The two nouns unrelated to the “go get it” verb are “fetch” as a simple dialectical variation of “fish,” and “fetch” meaning “the apparition, double, or wraith of a living person” (although this may be a form of “fetch-life,” an old term for a spirit supposedly sent to “fetch” the soul of a dying person).

Meanwhile, back at the verb “to fetch,” our modern English word is drawn from the Old English “fetian,” meaning “to go and get.”  Further back than that, things get murky, but the ultimate source was probably the Germanic root “fat” meaning “to hold.”

Most of the senses of “to fetch” in use today involve “bringing” in some sense, often figuratively, as in the use of “fetch” to mean “to sell for a certain price” (“The insolent dog fetched only five dollars at the yard sale”) or “to draw or derive” (“To fetch a parallel case out of Roman history,” 1806).  Another figurative use, appearing in the early 17th century, was the use of “fetch” to mean “to move to interest, to attract” (“Another sign of his cleverness was the exploiting of the psycho-analytical rigmarole, which will fetch 100’s of earnest imbeciles,” Aldous Huxley, 1931).  By the 19th century this also had developed into the sense of “alluring” that we use in relation to attractive people (far enough removed from the “dog” sense, I would say, not to be insulting).
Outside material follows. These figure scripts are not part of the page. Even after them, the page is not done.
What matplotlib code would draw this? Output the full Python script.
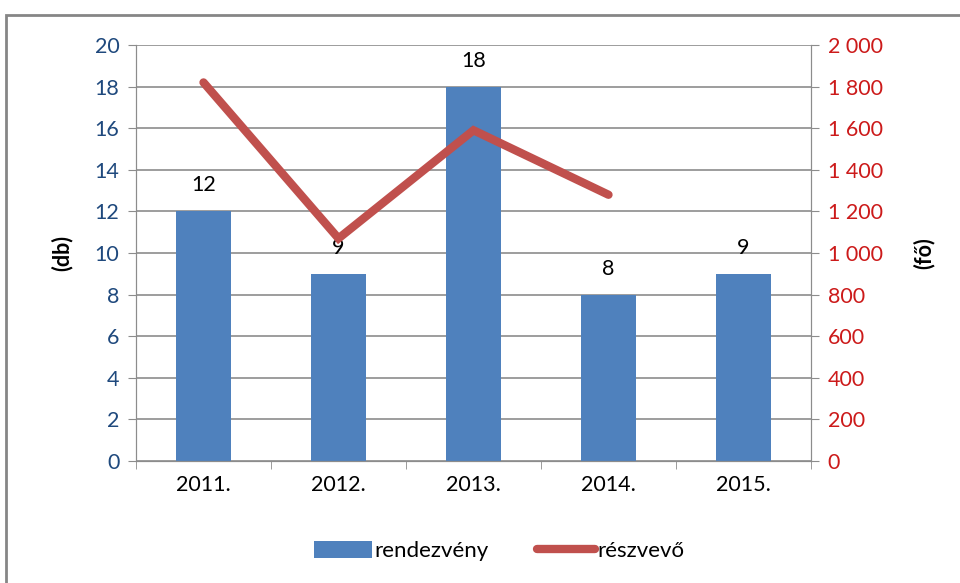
import matplotlib
matplotlib.use('Agg')
from matplotlib import pyplot as plt
from matplotlib.patches import Rectangle
from matplotlib.ticker import FuncFormatter

plt.rcParams['font.family'] = ['Lato', 'DejaVu Sans']

years = ['2011.', '2012.', '2013.', '2014.', '2015.']
events = [12, 9, 18, 8, 9]
participants = [1820, 1070, 1590, 1280]

bar_color = '#4F81BD'
line_color = '#C0504D'
grid_color = '#8C8C8C'
fs = 15.5

fig = plt.figure(figsize=(9.6, 5.83), dpi=100)
# outer chart border
fig.patches.append(Rectangle((6 / 960, -0.05), 1.1, 1 - 15 / 583 + 0.05,
                             transform=fig.transFigure, fill=False,
                             edgecolor='#868686', linewidth=2))

ax1 = fig.add_axes([136 / 960, 1 - 461 / 583, 675 / 960, 416 / 583])
x = list(range(len(years)))
ax1.bar(x, events, width=0.41, color=bar_color, label='rendezvény', zorder=2)
for xi, v in zip(x, events):
    ax1.text(xi, v + 1.25, str(v), ha='center', va='center', fontsize=fs, color='black', zorder=5)

ax1.set_xlim(-0.5, len(years) - 0.5)
ax1.set_ylim(0, 20)
ax1.set_yticks(range(0, 21, 2))
ax1.set_xticks(x)
ax1.set_xticklabels(years, fontsize=fs)
ax1.set_xticks([i - 0.5 for i in range(len(years) + 1)], minor=True)
ax1.tick_params(axis='x', which='major', length=0, pad=10)
ax1.tick_params(axis='x', which='minor', length=6, color=grid_color, direction='out')
ax1.tick_params(axis='y', length=6, color=grid_color, labelsize=fs, labelcolor='#1F497D', pad=6)
ax1.yaxis.grid(True, color=grid_color, linewidth=1.2, zorder=0)
ax1.set_axisbelow(True)
for s in ax1.spines.values():
    s.set_color(grid_color)
ax1.spines['top'].set_visible(False)
ax1.set_ylabel('(db)', fontsize=fs, fontweight='bold', labelpad=16)

ax2 = ax1.twinx()
ax2.plot(x[:len(participants)], participants, color=line_color, linewidth=6,
         solid_capstyle='round', solid_joinstyle='miter', label='részvevő', zorder=4)
ax2.set_ylim(0, 2000)
ax2.set_yticks(range(0, 2001, 200))
ax2.yaxis.set_major_formatter(FuncFormatter(lambda v, p: f'{int(v):,}'.replace(',', ' ')))
ax2.tick_params(axis='y', length=6, color=grid_color, labelsize=fs, labelcolor='#CC1A1A', pad=6)
for s in ax2.spines.values():
    s.set_color(grid_color)
ax2.spines['top'].set_visible(False)
ax2.set_ylabel('(fő)', fontsize=fs, fontweight='bold', labelpad=22)

h1, l1 = ax1.get_legend_handles_labels()
h2, l2 = ax2.get_legend_handles_labels()
fig.legend(h1 + h2, l1 + l2, loc='center', bbox_to_anchor=(0.52, 1 - 551 / 583),
           ncol=2, frameon=False, fontsize=16, handlelength=2.6, handleheight=0.8,
           handletextpad=0.1, columnspacing=2.2)

fig.savefig('out.png', dpi=100)
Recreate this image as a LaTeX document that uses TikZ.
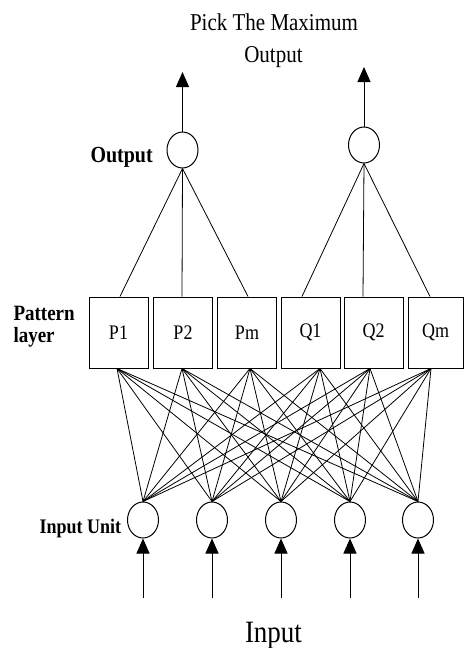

“Far-fetched,” when it first appeared in the late 16th century, simply meant “fetched from afar, exotic” (“Indian pearles be greatest and more desired as being far fetched,” 1586).  By the 17th century, “far-fetched” had taken on the more negative connotation, applied to an idea, argument or story, of “not easily believed, strained, unlikely” (“Far-fetched ideas respecting English society,” Anthony Trollope, 1869).

1 comment to Fetch

  • sylvia

    I grew up using fetch, meaning to go get, probably because my father was from the South. But Northerners, including my husband, found it amusing, and I don’t use it as much anymore. But it’s a more interesting and more efficient use of language, don’t you think?